Hoje, as crises já não são nacionais ou regionais, antes tendem a ser globais porque as más notícias correm depressa pelas praças financeiras. O caso Vivendi, como vimos, mostrou como o processo de formação de poder na esfera empresarial acabou por distorcer as avaliações em sede de competitividade no seio de um sector específico, o dos media, apesar de se tratar de uma empresa tradicionalmente ligada à distribuição de água e à construção civil. Haverá algum paralelo com o mercado português do futebol vs construção civil?
Esta tendência para resolver as crises por ocultação dos indicadores económicos reais só subverte o mercado. E mais tarde ou mais cedo o fio da ilusão parte-se e a tendência de ocultação das contabilidades criativas pode revelar um dado ainda mais grave: a cumplicidade dos partidos políticos e dos agentes políticos em geral desses mecanismos fraudulentos que se alimentam da ausência de entidades reguladores. É da leitura integrada destes expedientes que identificamos um conjunto de constrangimentos: desequilíbrio entre a produção e o consumo, falta de transparência e de informação económica e financeira aos mercados, práticas empresariais fraudulentas, incapacidade de agir em contexto de risco e incerteza, cumplicidade política.

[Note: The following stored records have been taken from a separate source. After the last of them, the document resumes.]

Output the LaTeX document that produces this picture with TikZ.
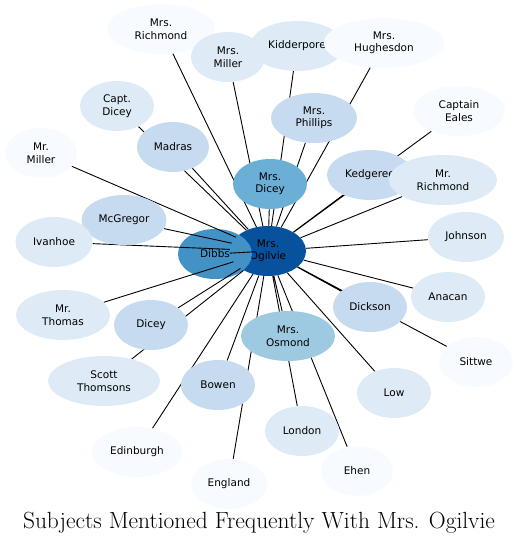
\documentclass[tikz,border=0pt]{standalone}
\usepackage{fontspec}
\newfontfamily\topicfont{DejaVu Sans}
\usetikzlibrary{shapes.geometric}
\pgfdeclarelayer{bottom}
\pgfdeclarelayer{links}
\pgfsetlayers{bottom,links,main}
\tikzset{
    topic/.style={ellipse, draw=none, inner sep=0pt, minimum height=50, align=center,
        font=\topicfont\fontsize{10.5}{12.5}\selectfont},
    link/.style={line width=0.9pt, black}
}
\begin{document}
\begin{tikzpicture}[x=1pt, y=-1pt]
    % Define colors from the blues scale
    \definecolor{blueA}{HTML}{F7FBFF}
    \definecolor{blueB}{HTML}{DEEBF7}
    \definecolor{blueC}{HTML}{C6DBEF}
    \definecolor{blueD}{HTML}{9ECAE1}
    \definecolor{blueE}{HTML}{6BAED6}
    \definecolor{blueF}{HTML}{4292C6}
    \definecolor{blueH}{HTML}{08519C}

    \useasboundingbox (0,0) rectangle (518,544);

    % Hub and the node lying under the links
    \begin{pgfonlayer}{bottom}
        \node[topic, fill=blueH, minimum width=76] (OG) at (268,251) {Mrs.\\Ogilvie};
        \node[topic, fill=blueF, minimum width=74] (DB) at (215,254) {Dibbs};
    \end{pgfonlayer}

    % Upper topics
    \node[topic, fill=blueE, minimum width=74] (MD) at (270,184) {Mrs.\\Dicey};
    \node[topic, fill=blueC, minimum width=72] (MA) at (173,147) {Madras};
    \node[topic, fill=blueB, minimum width=74] (CD) at (117,106) {Capt.\\Dicey};
    \node[topic, fill=blueA, minimum width=72] (MM) at (41,153) {Mr.\\Miller};
    \node[topic, fill=blueA, minimum width=108] (RR) at (161,29) {Mrs.\\Richmond};
    \node[topic, fill=blueB, minimum width=74] (ML) at (228,57) {Mrs.\\Miller};
    \node[topic, fill=blueB, minimum width=94] (KP) at (297,46) {Kidderpore};
    \node[topic, fill=blueA, minimum width=120] (HU) at (384,43) {Mrs.\\Hughesdon};
    \node[topic, fill=blueC, minimum width=86] (PH) at (314,118) {Mrs.\\Phillips};
    \node[topic, fill=blueA, minimum width=92] (CE) at (459,111) {Captain\\Eales};
    \node[topic, fill=blueC, minimum width=86] (KE) at (370,175) {Kedgeree};
    \node[topic, fill=blueB, minimum width=108] (MR) at (443,180) {Mr.\\Richmond};

    % Side topics
    \node[topic, fill=blueC, minimum width=85] (MG) at (124,220) {McGregor};
    \node[topic, fill=blueB, minimum width=77] (IV) at (54,242) {Ivanhoe};
    \node[topic, fill=blueB, minimum width=76] (JO) at (466,237) {Johnson};
    \node[topic, fill=blueB, minimum width=74] (AN) at (448,297) {Anacan};
    \node[topic, fill=blueC, minimum width=74] (DK) at (370,307) {Dickson};
    \node[topic, fill=blueA, minimum width=74] (SI) at (476,362) {Sittwe};

    % Lower topics
    \node[topic, fill=blueD, minimum width=94] (MO) at (288,336) {Mrs.\\Osmond};
    \node[topic, fill=blueB, minimum width=94] (MT) at (63,315) {Mr.\\Thomas};
    \node[topic, fill=blueC, minimum width=74] (DI) at (151,325) {Dicey};
    \node[topic, fill=blueB, minimum width=112] (ST) at (104,381) {Scott\\Thomsons};
    \node[topic, fill=blueC, minimum width=74] (BO) at (218,385) {Bowen};
    \node[topic, fill=blueA, minimum width=90] (ED) at (137,452) {Edinburgh};
    \node[topic, fill=blueA, minimum width=76] (EN) at (229,484) {England};
    \node[topic, fill=blueB, minimum width=74] (LO) at (302,431) {London};
    \node[topic, fill=blueA, minimum width=72] (EH) at (357,471) {Ehen};
    \node[topic, fill=blueB, minimum width=74] (LW) at (394,393) {Low};

    % Links from the hub
    \begin{pgfonlayer}{links}
        \draw[link] (OG) -- (DB) (OG) -- (MD) (OG) -- (MA) (OG) -- (CD)
            (OG) -- (MM) (OG) -- (RR) (OG) -- (ML) (OG) -- (KP)
            (OG) -- (HU) (OG) -- (PH) (OG) -- (CE) (OG) -- (KE)
            (OG) -- (MR) (OG) -- (MG) (OG) -- (IV) (OG) -- (JO)
            (OG) -- (AN) (OG) -- (DK) (OG) -- (SI) (OG) -- (MO)
            (OG) -- (MT) (OG) -- (DI) (OG) -- (ST) (OG) -- (BO)
            (OG) -- (ED) (OG) -- (EN) (OG) -- (LO) (OG) -- (EH)
            (OG) -- (LW);
    \end{pgfonlayer}

    % Caption
    \node[anchor=base, font=\fontsize{23.4}{28}\selectfont] (title) at (259,528)
        {Subjects Mentioned Frequently With Mrs. Ogilvie};
\end{tikzpicture}
\end{document}
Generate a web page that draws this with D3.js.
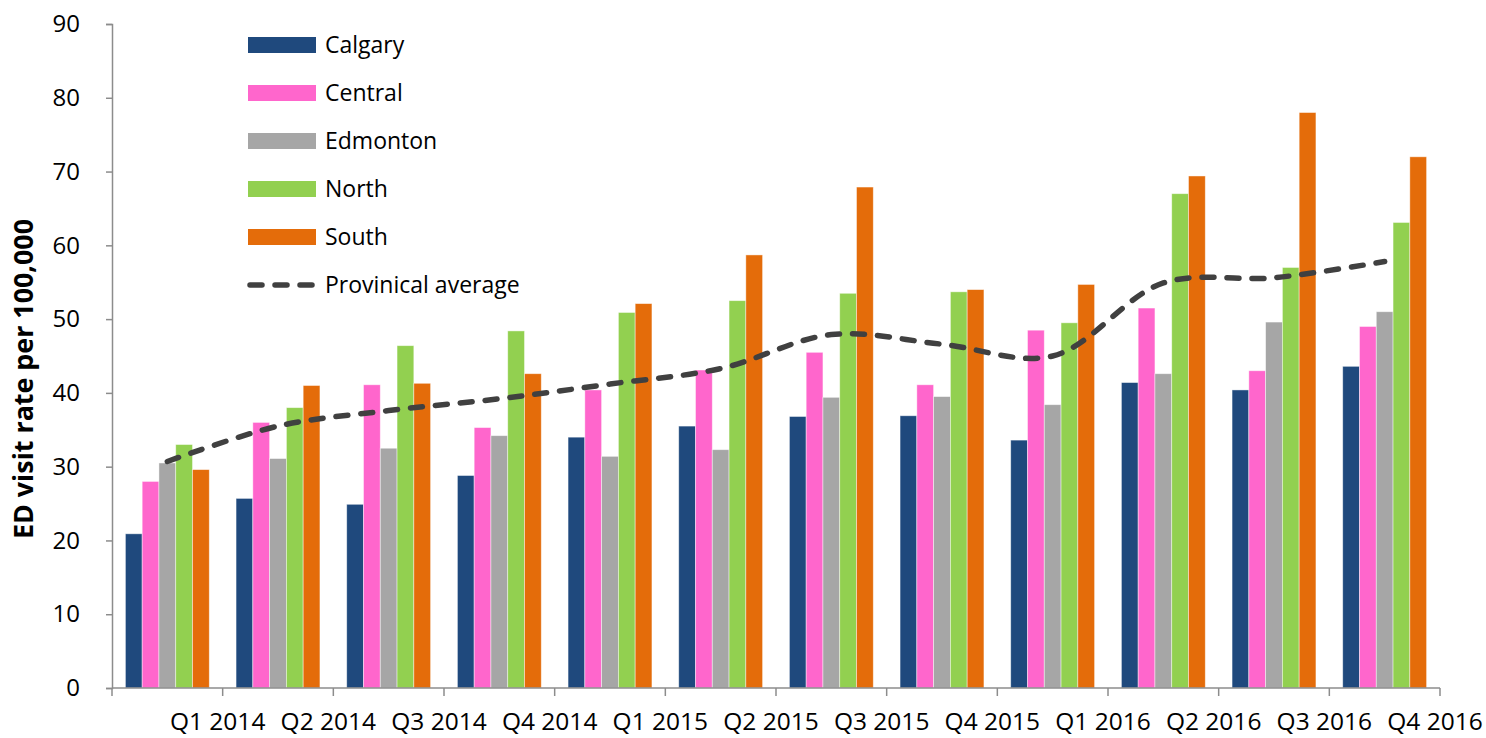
<!DOCTYPE html>
<html>
<head>
<meta charset="utf-8">
<script src="https://cdn.jsdelivr.net/npm/d3@7"></script>
<style>
  html, body { margin: 0; padding: 0; background: #fff; }
  svg { display: block; }
  text { font-family: "Open Sans", "Noto Sans", sans-serif; fill: #000; }
</style>
</head>
<body>
<svg id="chart" width="1486" height="738"></svg>
<script>
// Quarterly ED visit rates per 100,000 by zone
const quarters = ["Q1 2014", "Q2 2014", "Q3 2014", "Q4 2014",
                  "Q1 2015", "Q2 2015", "Q3 2015", "Q4 2015",
                  "Q1 2016", "Q2 2016", "Q3 2016", "Q4 2016"];
const zones = ["Calgary", "Central", "Edmonton", "North", "South"];
const calgary  = [20.9, 25.7, 24.9, 28.8, 34.0, 35.5, 36.8, 36.9, 33.6, 41.4, 40.4, 43.6];
const central  = [28.0, 36.0, 41.1, 35.3, 40.4, 43.1, 45.5, 41.1, 48.5, 51.5, 43.0, 49.0];
const edmonton = [30.5, 31.1, 32.5, 34.2, 31.4, 32.3, 39.4, 39.5, 38.4, 42.6, 49.6, 51.0];
const north    = [33.0, 38.0, 46.4, 48.4, 50.9, 52.5, 53.5, 53.7, 49.5, 67.0, 57.0, 63.1];
const south    = [29.6, 41.0, 41.3, 42.6, 52.1, 58.7, 67.9, 54.0, 54.7, 69.4, 78.0, 72.0];
const provincialAvg = [30.7, 35.5, 37.6, 39.2, 41.2, 43.3, 47.9, 46.6, 45.0, 54.9, 55.6, 57.8];
const yTicks = [0, 10, 20, 30, 40, 50, 60, 70, 80, 90];
const zoneColors = ["#1F497D", "#FF66CC", "#A6A6A6", "#92D050", "#E46C0A"];
const avgLabel = "Provinical average";
const yTitle = "ED visit rate per 100,000";

const seriesValues = [calgary, central, edmonton, north, south];

const svg = d3.select("#chart");
const plot = { left: 112, right: 1440, top: 24, bottom: 688 };

const y = d3.scaleLinear().domain([0, 90]).range([plot.bottom, plot.top]);
const x0 = d3.scaleBand().domain(quarters).range([plot.left, plot.right]);
const bw = x0.bandwidth();
const x1 = d3.scaleBand().domain(zones).range([bw * 0.121, bw * 0.879]);
const color = d3.scaleOrdinal().domain(zones).range(zoneColors);

// Bars
const groups = svg.append("g").selectAll("g")
  .data(quarters)
  .join("g")
  .attr("transform", d => `translate(${x0(d)},0)`);

groups.selectAll("rect")
  .data((q, i) => zones.map((z, k) => ({ zone: z, value: seriesValues[k][i] })))
  .join("rect")
  .attr("x", d => x1(d.zone))
  .attr("width", x1.bandwidth())
  .attr("y", d => y(d.value))
  .attr("height", d => y(0) - y(d.value))
  .attr("fill", d => color(d.zone))
  .attr("stroke", "rgba(255,255,255,0.55)")
  .attr("stroke-width", 0.8);

// Y axis
const yAxis = d3.axisLeft(y).tickValues(yTicks).tickSize(6).tickPadding(26);
const gy = svg.append("g").attr("transform", `translate(${plot.left},0)`).call(yAxis);
gy.select(".domain").attr("stroke", "#8c8c8c").attr("stroke-width", 1.5);
gy.selectAll(".tick line").attr("stroke", "#8c8c8c").attr("stroke-width", 1.5);
gy.selectAll(".tick text")
  .attr("font-size", 24)
  .attr("font-family", "'Open Sans', sans-serif")
  .attr("fill", "#000");

// X axis: baseline plus group-boundary ticks
const boundaries = quarters.map(q => x0(q)).concat([plot.right]);
const gx = svg.append("g");
gx.append("line")
  .attr("x1", plot.left).attr("x2", plot.right)
  .attr("y1", y(0)).attr("y2", y(0))
  .attr("stroke", "#8c8c8c").attr("stroke-width", 1.5);
gx.selectAll("line.tk")
  .data(boundaries)
  .join("line")
  .attr("class", "tk")
  .attr("x1", d => d).attr("x2", d => d)
  .attr("y1", y(0)).attr("y2", y(0) + 8)
  .attr("stroke", "#8c8c8c").attr("stroke-width", 1.5);
gx.selectAll("text")
  .data(quarters)
  .join("text")
  .attr("x", d => x0(d) + bw - 5)
  .attr("y", 730)
  .attr("text-anchor", "middle")
  .attr("font-size", 24.5)
  .text(d => d);

// Provincial average (smoothed dashed line through group centres)
const line = d3.line()
  .x((d, i) => x0(quarters[i]) + bw / 2)
  .y(d => y(d))
  .curve(d3.curveCatmullRom.alpha(0.5));
svg.append("path")
  .datum(provincialAvg)
  .attr("d", line)
  .attr("fill", "none")
  .attr("stroke", "#404040")
  .attr("stroke-width", 5.5)
  .attr("stroke-linecap", "round")
  .attr("stroke-dasharray", "12,13");

// Y axis title
svg.append("text")
  .attr("transform", "translate(33,379) rotate(-90)")
  .attr("text-anchor", "middle")
  .attr("font-size", 26)
  .attr("font-weight", "bold")
  .attr("textLength", 320)
  .attr("lengthAdjust", "spacingAndGlyphs")
  .text(yTitle);

// Legend
const legendItems = zones.map((z, i) => ({ label: z, color: zoneColors[i], type: "bar" }))
  .concat([{ label: avgLabel, color: "#404040", type: "line" }]);
const lg = svg.append("g").selectAll("g")
  .data(legendItems)
  .join("g")
  .attr("transform", (d, i) => `translate(248,${45 + i * 48})`);
lg.filter(d => d.type === "bar").append("rect")
  .attr("x", 0).attr("y", -8).attr("width", 68).attr("height", 16)
  .attr("fill", d => d.color);
lg.filter(d => d.type === "line").append("line")
  .attr("x1", 2).attr("x2", 66).attr("y1", 0).attr("y2", 0)
  .attr("stroke", d => d.color)
  .attr("stroke-width", 5.5)
  .attr("stroke-linecap", "round")
  .attr("stroke-dasharray", "12,13");
lg.append("text")
  .attr("x", 77).attr("y", 0)
  .attr("dy", "0.35em")
  .attr("font-size", 23)
  .text(d => d.label);
</script>
</body>
</html>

Tudo isto conduz a uma sociedade sem visão de futuro, porque os pólos de conflitualidade tendem a multiplicar-se com desequilíbrios entre a gestão da decisão política e a democracia de massas. E uma sociedade que permite estas contabilidades criativas não responde à frustração das expectativas sociais bloqueando por indeterminação a realização das reformas.
Em suma, a crise é múltipla: é de produção e de competitividade, é de endividamento, é estratégica e, por fim, é de representatividade - contrastando a possibilidade (política) com a necessidade (social) corroendo a legitimidade do poder político. Uma grande crise económica conduz sempre à crise social e política. É entre a sociedade da conflitualidade (que nasce da necessidade) e o exercício da regulação do poder do Príncipe que identificamos a finalidade da Política. Tal serve para conter a conflitualidade de modo a que possa manifestar-se; e se ela se manifesta a política continuará a ser necessária.